Enzyme activity of recombinant Nor-1. The enzyme assay was conducted according to a published method (13) with modifications. The reaction mixture included protein (70 to 105 µg), NA (90 µmol), NADPH (0.23 µmol), KH₂PO₄ (90 mM [pH 7.5]), and 10% (vol/vol) glycerol in a total volume of 100 µl. Reactions were conducted at 37°C in the dark for 30 to 90 min, and stopped by addition of 900 µl of ethyl acetate. The ethyl acetate was air dried, the residue was extracted by adding 400 µl of chloroform, and the reaction products in chloroform extract were resolved by TLC (HPK silica gel 60 Å [10 by 10 cm]; Whatman, Inc.) with benzene-ethyl acetate (7:3) as the developing system (Fig. 2).

Identification of the reaction end product. Standard AVN was prepared and purified by the method of Bennett et al. (2) with modifications. A. parasiticus ATCC 56774 accumulates AVN and was used to produce this AF pathway intermediate (2). The culture conditions were the same as described above for NA purification. Orange-colored mycelia (210 g [wet weight]) were collected by filtration and extracted with acetone until colorless. Water was added (30%, vol/vol) to the combined acetone extracts, the solution was washed with hexane (1:1 ratio), and the orange pigments were extracted from the acetone phase with chloroform (1:1 ratio). The chloroform extract was concentrated to 5 ml at room temperature and the AVN was purified by preparative TLC (HPK silica gel 60 Å [20 by 20 cm]; Whatman, Inc.) with chloroform-acetone (9:1) as the developing system. AVN (as a yellow-brown-colored spot) was scraped from the TLC with a razor blade and extracted with a small volume of chloroform.

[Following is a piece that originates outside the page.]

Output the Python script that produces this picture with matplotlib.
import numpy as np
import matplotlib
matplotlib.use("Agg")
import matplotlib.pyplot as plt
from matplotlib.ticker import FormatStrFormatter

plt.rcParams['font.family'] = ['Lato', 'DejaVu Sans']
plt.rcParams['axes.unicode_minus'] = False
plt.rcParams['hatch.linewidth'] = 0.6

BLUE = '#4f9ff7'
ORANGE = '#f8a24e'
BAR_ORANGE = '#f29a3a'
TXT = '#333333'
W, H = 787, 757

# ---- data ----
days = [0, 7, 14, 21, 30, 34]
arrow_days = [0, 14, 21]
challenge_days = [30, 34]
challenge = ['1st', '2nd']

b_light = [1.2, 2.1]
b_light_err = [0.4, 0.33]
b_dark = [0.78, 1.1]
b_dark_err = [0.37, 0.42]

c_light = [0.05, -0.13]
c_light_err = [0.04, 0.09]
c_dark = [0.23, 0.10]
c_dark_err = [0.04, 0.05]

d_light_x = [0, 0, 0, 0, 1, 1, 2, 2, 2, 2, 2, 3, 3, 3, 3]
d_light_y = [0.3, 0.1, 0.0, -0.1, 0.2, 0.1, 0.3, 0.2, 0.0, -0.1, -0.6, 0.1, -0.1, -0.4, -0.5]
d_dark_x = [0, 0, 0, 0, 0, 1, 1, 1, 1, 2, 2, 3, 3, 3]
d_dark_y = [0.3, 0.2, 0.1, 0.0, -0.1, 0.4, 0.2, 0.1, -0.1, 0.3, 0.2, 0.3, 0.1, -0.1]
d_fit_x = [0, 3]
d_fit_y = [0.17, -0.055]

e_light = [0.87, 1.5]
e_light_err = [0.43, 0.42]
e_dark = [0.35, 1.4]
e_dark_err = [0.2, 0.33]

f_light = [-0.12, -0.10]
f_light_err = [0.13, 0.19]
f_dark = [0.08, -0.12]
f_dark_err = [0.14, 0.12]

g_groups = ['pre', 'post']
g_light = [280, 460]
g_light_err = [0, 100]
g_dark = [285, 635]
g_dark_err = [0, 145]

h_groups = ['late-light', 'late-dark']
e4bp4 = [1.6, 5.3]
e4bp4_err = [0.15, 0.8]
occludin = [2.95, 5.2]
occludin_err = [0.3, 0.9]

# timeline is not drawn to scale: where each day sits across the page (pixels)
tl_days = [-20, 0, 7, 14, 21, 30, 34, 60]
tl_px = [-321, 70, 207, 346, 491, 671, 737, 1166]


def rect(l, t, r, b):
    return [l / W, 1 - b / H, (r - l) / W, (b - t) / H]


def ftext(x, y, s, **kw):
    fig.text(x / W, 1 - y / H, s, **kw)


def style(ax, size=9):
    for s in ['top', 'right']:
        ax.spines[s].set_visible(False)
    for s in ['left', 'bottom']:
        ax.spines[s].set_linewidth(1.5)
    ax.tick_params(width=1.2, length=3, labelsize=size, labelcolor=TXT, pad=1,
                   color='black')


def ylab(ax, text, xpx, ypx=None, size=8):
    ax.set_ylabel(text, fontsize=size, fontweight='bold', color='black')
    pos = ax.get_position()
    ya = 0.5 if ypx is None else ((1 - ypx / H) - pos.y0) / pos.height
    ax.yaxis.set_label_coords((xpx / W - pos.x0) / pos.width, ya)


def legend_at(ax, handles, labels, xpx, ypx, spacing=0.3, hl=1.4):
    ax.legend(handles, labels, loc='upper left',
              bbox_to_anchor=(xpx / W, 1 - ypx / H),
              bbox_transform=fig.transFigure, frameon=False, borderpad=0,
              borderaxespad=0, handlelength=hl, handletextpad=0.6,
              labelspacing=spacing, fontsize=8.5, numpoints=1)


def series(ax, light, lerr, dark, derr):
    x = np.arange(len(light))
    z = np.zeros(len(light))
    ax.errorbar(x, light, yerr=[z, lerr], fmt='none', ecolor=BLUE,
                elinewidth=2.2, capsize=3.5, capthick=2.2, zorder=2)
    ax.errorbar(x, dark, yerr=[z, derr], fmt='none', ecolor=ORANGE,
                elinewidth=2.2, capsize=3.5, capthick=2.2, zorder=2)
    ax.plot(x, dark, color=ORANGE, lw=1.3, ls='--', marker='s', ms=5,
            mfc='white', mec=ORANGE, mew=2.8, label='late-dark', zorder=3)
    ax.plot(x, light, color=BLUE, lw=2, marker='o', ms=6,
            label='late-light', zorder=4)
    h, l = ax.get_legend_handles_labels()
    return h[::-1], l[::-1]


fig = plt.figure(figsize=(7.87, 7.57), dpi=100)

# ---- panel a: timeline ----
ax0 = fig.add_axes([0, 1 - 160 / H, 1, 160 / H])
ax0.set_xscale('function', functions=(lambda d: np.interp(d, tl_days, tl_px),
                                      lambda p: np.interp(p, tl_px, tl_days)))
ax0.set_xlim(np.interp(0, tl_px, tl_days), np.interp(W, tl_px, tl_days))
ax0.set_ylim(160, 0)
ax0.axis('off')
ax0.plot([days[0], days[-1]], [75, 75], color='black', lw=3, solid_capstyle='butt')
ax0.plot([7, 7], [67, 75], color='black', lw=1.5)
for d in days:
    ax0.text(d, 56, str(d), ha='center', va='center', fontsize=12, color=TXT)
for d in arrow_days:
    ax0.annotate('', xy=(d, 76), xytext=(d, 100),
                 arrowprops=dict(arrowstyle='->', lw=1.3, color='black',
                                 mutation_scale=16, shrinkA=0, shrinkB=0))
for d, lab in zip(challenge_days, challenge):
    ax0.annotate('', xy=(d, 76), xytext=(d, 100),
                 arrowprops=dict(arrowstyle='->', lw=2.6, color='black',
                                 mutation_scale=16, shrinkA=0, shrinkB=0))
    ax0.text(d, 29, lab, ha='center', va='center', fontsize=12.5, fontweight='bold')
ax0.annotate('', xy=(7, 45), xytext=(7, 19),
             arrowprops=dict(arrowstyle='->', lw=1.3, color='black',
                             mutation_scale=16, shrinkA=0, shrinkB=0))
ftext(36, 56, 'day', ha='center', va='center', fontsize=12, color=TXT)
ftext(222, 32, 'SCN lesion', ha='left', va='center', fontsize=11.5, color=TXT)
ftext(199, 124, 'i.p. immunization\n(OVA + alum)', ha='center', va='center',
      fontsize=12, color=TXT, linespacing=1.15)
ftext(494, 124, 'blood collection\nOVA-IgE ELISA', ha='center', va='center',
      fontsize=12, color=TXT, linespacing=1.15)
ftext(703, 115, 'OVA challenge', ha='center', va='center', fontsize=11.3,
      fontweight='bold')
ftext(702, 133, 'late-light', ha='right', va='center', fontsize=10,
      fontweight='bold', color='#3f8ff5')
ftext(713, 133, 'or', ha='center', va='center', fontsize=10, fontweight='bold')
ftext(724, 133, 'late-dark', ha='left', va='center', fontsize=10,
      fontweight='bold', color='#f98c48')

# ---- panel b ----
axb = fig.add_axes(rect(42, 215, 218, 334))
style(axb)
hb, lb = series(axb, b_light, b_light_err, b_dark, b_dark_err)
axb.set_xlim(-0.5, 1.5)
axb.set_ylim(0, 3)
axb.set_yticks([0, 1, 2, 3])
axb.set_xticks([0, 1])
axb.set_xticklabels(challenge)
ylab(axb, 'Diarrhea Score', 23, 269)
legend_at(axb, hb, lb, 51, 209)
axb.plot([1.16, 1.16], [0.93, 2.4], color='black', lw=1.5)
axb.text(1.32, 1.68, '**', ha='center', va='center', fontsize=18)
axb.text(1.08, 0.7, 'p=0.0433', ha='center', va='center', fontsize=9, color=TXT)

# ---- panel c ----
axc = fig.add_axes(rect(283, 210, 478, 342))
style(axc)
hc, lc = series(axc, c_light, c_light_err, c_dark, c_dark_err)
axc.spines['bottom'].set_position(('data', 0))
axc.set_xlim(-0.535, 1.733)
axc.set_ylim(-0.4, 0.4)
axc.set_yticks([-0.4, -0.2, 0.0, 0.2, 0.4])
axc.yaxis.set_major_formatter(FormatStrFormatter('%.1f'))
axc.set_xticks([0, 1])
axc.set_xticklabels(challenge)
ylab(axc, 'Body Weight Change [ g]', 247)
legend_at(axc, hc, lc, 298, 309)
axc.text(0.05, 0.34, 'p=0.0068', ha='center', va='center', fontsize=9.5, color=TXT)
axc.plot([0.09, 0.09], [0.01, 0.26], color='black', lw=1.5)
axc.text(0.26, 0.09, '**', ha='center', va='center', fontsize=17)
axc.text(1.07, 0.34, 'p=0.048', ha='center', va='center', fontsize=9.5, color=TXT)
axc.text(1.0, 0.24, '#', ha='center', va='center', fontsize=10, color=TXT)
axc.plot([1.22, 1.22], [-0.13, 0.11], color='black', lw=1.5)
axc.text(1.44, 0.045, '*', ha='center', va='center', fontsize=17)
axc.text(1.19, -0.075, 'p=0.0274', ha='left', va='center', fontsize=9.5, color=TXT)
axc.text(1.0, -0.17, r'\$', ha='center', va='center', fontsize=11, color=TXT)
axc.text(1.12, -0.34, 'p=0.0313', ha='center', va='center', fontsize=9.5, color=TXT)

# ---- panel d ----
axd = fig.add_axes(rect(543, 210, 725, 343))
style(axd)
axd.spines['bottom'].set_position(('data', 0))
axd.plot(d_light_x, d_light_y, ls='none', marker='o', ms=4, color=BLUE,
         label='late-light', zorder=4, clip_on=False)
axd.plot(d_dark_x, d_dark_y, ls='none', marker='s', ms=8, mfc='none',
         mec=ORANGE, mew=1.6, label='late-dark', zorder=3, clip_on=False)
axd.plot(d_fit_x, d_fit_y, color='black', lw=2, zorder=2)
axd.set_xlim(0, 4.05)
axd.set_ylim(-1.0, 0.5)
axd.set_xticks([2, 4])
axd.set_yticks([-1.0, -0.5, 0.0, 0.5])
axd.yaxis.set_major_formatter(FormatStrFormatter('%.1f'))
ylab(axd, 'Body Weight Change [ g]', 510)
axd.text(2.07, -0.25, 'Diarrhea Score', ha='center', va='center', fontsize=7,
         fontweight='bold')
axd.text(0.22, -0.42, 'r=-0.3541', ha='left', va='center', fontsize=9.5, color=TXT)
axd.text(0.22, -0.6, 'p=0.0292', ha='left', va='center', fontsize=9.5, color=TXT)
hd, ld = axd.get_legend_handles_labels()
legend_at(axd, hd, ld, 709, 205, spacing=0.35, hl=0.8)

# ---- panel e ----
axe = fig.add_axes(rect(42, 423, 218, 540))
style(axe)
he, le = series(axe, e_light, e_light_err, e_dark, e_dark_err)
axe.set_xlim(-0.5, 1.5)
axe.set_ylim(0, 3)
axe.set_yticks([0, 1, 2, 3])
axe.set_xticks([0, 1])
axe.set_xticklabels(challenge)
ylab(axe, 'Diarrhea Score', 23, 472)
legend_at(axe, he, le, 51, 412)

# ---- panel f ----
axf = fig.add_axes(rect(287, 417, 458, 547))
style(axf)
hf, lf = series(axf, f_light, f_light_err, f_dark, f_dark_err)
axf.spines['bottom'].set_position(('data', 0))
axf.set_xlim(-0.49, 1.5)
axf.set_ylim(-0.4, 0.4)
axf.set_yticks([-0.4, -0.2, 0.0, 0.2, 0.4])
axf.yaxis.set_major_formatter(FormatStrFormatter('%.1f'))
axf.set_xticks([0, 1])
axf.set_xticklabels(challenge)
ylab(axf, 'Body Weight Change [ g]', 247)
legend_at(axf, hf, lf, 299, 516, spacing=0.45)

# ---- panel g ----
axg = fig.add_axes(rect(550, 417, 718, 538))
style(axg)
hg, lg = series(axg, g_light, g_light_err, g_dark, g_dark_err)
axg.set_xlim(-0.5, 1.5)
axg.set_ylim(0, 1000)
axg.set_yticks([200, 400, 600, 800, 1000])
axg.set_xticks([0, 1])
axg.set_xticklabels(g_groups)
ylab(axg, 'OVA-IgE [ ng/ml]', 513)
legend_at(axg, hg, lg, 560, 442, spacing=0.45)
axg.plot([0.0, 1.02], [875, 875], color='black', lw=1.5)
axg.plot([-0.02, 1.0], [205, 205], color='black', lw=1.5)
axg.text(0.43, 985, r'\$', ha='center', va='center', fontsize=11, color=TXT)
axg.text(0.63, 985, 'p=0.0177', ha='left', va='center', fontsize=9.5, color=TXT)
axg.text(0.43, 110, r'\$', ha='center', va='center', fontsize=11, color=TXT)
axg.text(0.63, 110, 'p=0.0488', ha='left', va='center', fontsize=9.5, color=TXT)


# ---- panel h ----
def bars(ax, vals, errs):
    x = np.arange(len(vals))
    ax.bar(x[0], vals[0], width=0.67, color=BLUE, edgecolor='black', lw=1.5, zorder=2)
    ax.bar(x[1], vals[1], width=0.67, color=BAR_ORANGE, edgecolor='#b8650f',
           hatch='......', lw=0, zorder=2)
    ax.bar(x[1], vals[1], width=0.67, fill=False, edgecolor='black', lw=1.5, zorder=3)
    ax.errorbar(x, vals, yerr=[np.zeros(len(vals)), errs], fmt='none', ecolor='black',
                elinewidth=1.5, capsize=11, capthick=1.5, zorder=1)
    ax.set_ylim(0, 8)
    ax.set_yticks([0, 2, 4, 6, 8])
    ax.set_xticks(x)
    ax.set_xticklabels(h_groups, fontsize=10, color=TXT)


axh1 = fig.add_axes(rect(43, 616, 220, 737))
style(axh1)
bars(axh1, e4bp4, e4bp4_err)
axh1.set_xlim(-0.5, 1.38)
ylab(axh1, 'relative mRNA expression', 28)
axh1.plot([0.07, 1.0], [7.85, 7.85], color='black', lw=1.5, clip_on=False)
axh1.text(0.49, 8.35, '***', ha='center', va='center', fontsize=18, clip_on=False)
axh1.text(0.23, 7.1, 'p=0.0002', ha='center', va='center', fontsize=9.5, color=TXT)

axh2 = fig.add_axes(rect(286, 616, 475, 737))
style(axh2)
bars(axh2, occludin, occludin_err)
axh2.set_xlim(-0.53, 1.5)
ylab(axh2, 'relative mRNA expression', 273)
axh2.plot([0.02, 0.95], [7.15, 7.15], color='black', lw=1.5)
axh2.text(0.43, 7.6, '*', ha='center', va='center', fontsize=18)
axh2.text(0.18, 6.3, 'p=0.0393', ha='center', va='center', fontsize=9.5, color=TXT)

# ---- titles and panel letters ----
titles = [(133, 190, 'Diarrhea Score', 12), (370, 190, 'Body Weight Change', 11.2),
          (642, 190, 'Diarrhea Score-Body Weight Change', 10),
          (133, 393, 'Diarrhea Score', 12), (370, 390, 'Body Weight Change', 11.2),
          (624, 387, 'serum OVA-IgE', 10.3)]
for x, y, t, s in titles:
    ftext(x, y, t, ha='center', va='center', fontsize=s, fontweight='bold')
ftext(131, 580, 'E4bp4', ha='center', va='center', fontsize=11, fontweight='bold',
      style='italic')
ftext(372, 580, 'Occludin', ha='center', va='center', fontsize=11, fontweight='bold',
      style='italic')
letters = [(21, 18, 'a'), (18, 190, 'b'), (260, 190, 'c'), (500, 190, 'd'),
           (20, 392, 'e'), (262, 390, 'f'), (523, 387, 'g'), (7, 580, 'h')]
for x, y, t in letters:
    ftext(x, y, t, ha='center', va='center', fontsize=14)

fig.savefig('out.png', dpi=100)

Discussion. Recombinant Nor-1c catalyzed the conversion of the 1' keto group of NA to the 1' hydroxyl group of AVN in the presence of NADPH, confirming that the protein is an NADPH-dependent NA ketoreductase (alcohol dehydrogenase) in vitro. In previous studies, disruption of nor-1 resulted in the accumulation of NA; complementation of a nor-1 mutant restored AF synthesis (13). These data support the hypothesis that native Nor-1 catalyzes the conversion of NA to AVN in A. parasiticus. Although it is clear that another enzyme can bypass the Nor-1-catalyzed step, the gene encoding this activity has not been identified. Cloning of this gene or purification of the enzyme activity should allow us to define more clearly the potential pathways for the conversion of NA to aflatoxin B₁ in the fungus.